Padding Analysis: Another AI Policy Restatement
This item overlaps substantially with items #128, #129, and #131. Item #128 claims the administration “solidified the U.S. position as the world leader in artificial intelligence.” This item claims it “unveiled” an action plan “to maintain U.S. AI dominance.” These are effectively the same assertion — that the administration is advancing AI leadership — counted as separate wins. The AI Action Plan was the implementation deliverable required by EO 14179, which was itself the basis for the broad AI dominance claims in #128. Listing the plan separately from its outcomes is list-padding.
Evidence Assessment
Established Facts
The administration released “Winning the Race: America’s AI Action Plan” on July 23, 2025. The 25-page document identifies over 90 federal policy actions organized across three pillars: Accelerating Innovation, Building American AI Infrastructure, and Leading in International Diplomacy and Security. It was produced pursuant to Executive Order 14179, signed January 23, 2025, which required an AI action plan within 180 days. The plan was released one day after the deadline. [^136-a1]
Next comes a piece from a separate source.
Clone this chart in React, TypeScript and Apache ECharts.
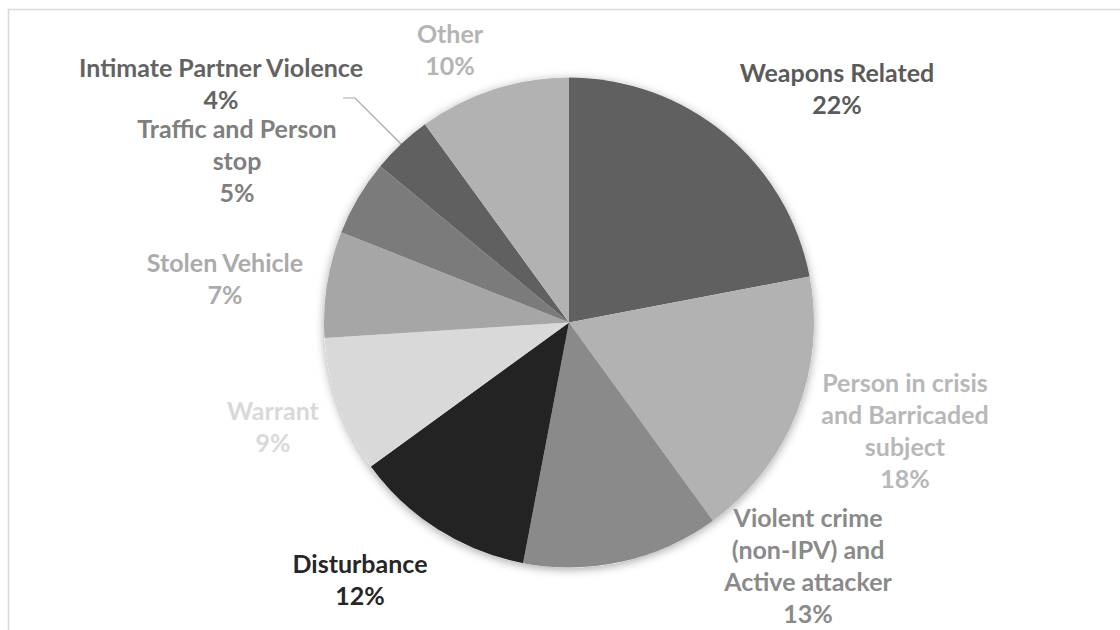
import React, { useEffect, useRef } from "react";
import * as echarts from "echarts";

const categories = [
  "Weapons Related",
  "Person in crisis and Barricaded subject",
  "Violent crime (non-IPV) and Active attacker",
  "Disturbance",
  "Warrant",
  "Stolen Vehicle",
  "Traffic and Person stop",
  "Intimate Partner Violence",
  "Other",
];
const labelLines = [
  "Weapons Related",
  "Person in crisis\nand Barricaded\nsubject",
  "Violent crime\n(non-IPV) and\nActive attacker",
  "Disturbance",
  "Warrant",
  "Stolen Vehicle",
  "Traffic and Person\nstop",
  "Intimate Partner Violence",
  "Other",
];
const values = [22, 18, 13, 12, 9, 7, 5, 4, 10];

const sliceColors = ["#606060", "#b2b2b2", "#8a8a8a", "#232323", "#d9d9d9", "#a6a6a6", "#7b7b7b", "#606060", "#b2b2b2"];
const labelColors = ["#5a5a5a", "#b8b8b8", "#8a8a8a", "#262626", "#d9d9d9", "#ababab", "#7f7f7f", "#636363", "#b4b4b4"];
// label block centres (layout only)
const labelPos: [number, number][] = [
  [837, 88],
  [905, 430],
  [808, 565],
  [360, 579],
  [273, 426],
  [225, 278],
  [237, 160],
  [221, 83],
  [450, 49],
];

const CENTER: [number, number] = [569, 322.5];
const RADIUS = 245;

export default function App() {
  const ref = useRef<HTMLDivElement>(null);
  useEffect(() => {
    if (!ref.current) return;
    const chart = echarts.init(ref.current, undefined, { renderer: "svg" });
    const font = "Lato";
    chart.setOption({
      animation: false,
      backgroundColor: "#ffffff",
      graphic: [
        {
          type: "rect",
          shape: { x: 8.5, y: 9.5, width: 1300, height: 800 },
          style: { fill: "none", stroke: "#d9d9d9", lineWidth: 1.5 },
          silent: true,
          z: 0,
        },
      ],
      series: [
        {
          type: "pie",
          center: CENTER,
          radius: RADIUS,
          silent: true,
          label: { show: false },
          labelLine: { show: false },
          itemStyle: {
            color: "#ffffff",
            shadowBlur: 10,
            shadowColor: "rgba(0,0,0,0.35)",
            shadowOffsetY: 2,
          },
          data: [{ value: 1, name: "" }],
          z: 1,
        },
        {
          type: "pie",
          center: CENTER,
          radius: RADIUS,
          startAngle: 90,
          clockwise: true,
          percentPrecision: 0,
          avoidLabelOverlap: false,
          z: 2,
          data: categories.map((c, i) => ({
            name: c,
            value: values[i],
            itemStyle: { color: sliceColors[i] },
            label: { color: labelColors[i] },
            labelLine: { show: i === 7 },
          })),
          itemStyle: { borderWidth: 0 },
          label: {
            show: true,
            position: "outside",
            fontFamily: font,
            fontWeight: "bold",
            fontSize: 25,
            lineHeight: 32.3,
            align: "center",
            formatter: (p: any) => `${labelLines[p.dataIndex]}\n${p.percent}%`,
          },
          labelLine: {
            show: false,
            lineStyle: { color: "#a6a6a6", width: 1.2 },
          },
          labelLayout: (p: any) => {
            const [x, y] = labelPos[p.dataIndex];
            const res: any = { x, y, align: "center", verticalAlign: "middle" };
            if (p.dataIndex === 7) {
              res.labelLinePoints = [
                [402, 145],
                [355, 98],
                [343, 98],
              ];
            }
            return res;
          },
        },
      ],
    });
    return () => chart.dispose();
  }, []);
  return (
    <div
      ref={ref}
      style={{ position: "fixed", left: 0, top: 0, width: 1120, height: 630 }}
    />
  );
}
The AI Action Plan is a policy roadmap, not a set of completed actions. The document’s own language describes actions for “coming weeks and months.” It announces intended regulatory changes, export initiatives, and infrastructure permitting reforms, but at the time of the January 20, 2026 claim, most of these remained in early implementation stages. The plan is an announcement of intentions, not an accounting of outcomes. [^136-a2]
The plan revoked Biden-era AI safety guardrails without replacing them. EO 14179 explicitly revoked Biden’s Executive Order 14110 (October 2023), which had established AI safety testing requirements, watermarking standards, and civil rights protections. The AI Action Plan’s approach to safety relies on industry self-regulation and “ideologically neutral” AI development rather than mandatory safety standards. [^136-a3]
Strong Inferences
The plan’s primary function is to serve industry interests rather than establish governance. The plan was developed with extensive industry input via an OSTP Request for Information. Its core pillars emphasize deregulation, export facilitation, and infrastructure permitting — all priorities of the technology companies that dominate the AI sector. The absence of binding safety requirements, algorithmic accountability standards, or worker displacement protections reflects industry preferences over public interest considerations. [^136-a4]
The “dominance” framing obscures the lack of measurable metrics. The plan provides no benchmarks, timelines, or accountability mechanisms for measuring whether “AI dominance” has been maintained. Without measurable goals, any subsequent outcome can be claimed as success. [^136-a5]
What the Evidence Shows
The administration did release an AI Action Plan in July 2025. This is a real document with real policy proposals. The factual core of the claim — that a plan was “unveiled” — is true.
But the framing inflates a bureaucratic deliverable into a strategic achievement. The plan was a required output of an executive order signed on Day 3 of the administration. Producing it was not optional; it was mandatory. Moreover, the plan is a statement of intentions, not an accounting of results. Listing it as a separate “win” from the broader AI claims in items #128, #129, and #131 is padding — counting the announcement, the mandate, and the deliverable as three separate achievements.
The more substantive question is what the plan actually does. Its core approach is deregulatory: removing Biden-era safety requirements, expediting permits, and aligning federal procurement with industry preferences. Whether deregulation “maintains AI dominance” depends on whether one believes U.S. AI leadership was constrained by regulation in the first place — a claim that is difficult to reconcile with the fact that the U.S. already led the world in AI development throughout the period when those regulations were in effect.
The Bottom Line
The administration did release an AI Action Plan, as the claim states. But listing a mandatory bureaucratic deliverable as a separate “win” from the broader AI policy claims already counted elsewhere in the 365 list is padding. The plan itself is a deregulatory roadmap that serves industry interests — it removes safety guardrails without replacing them and provides no measurable benchmarks for the “dominance” it claims to maintain. The factual claim is true; the implied achievement is inflated.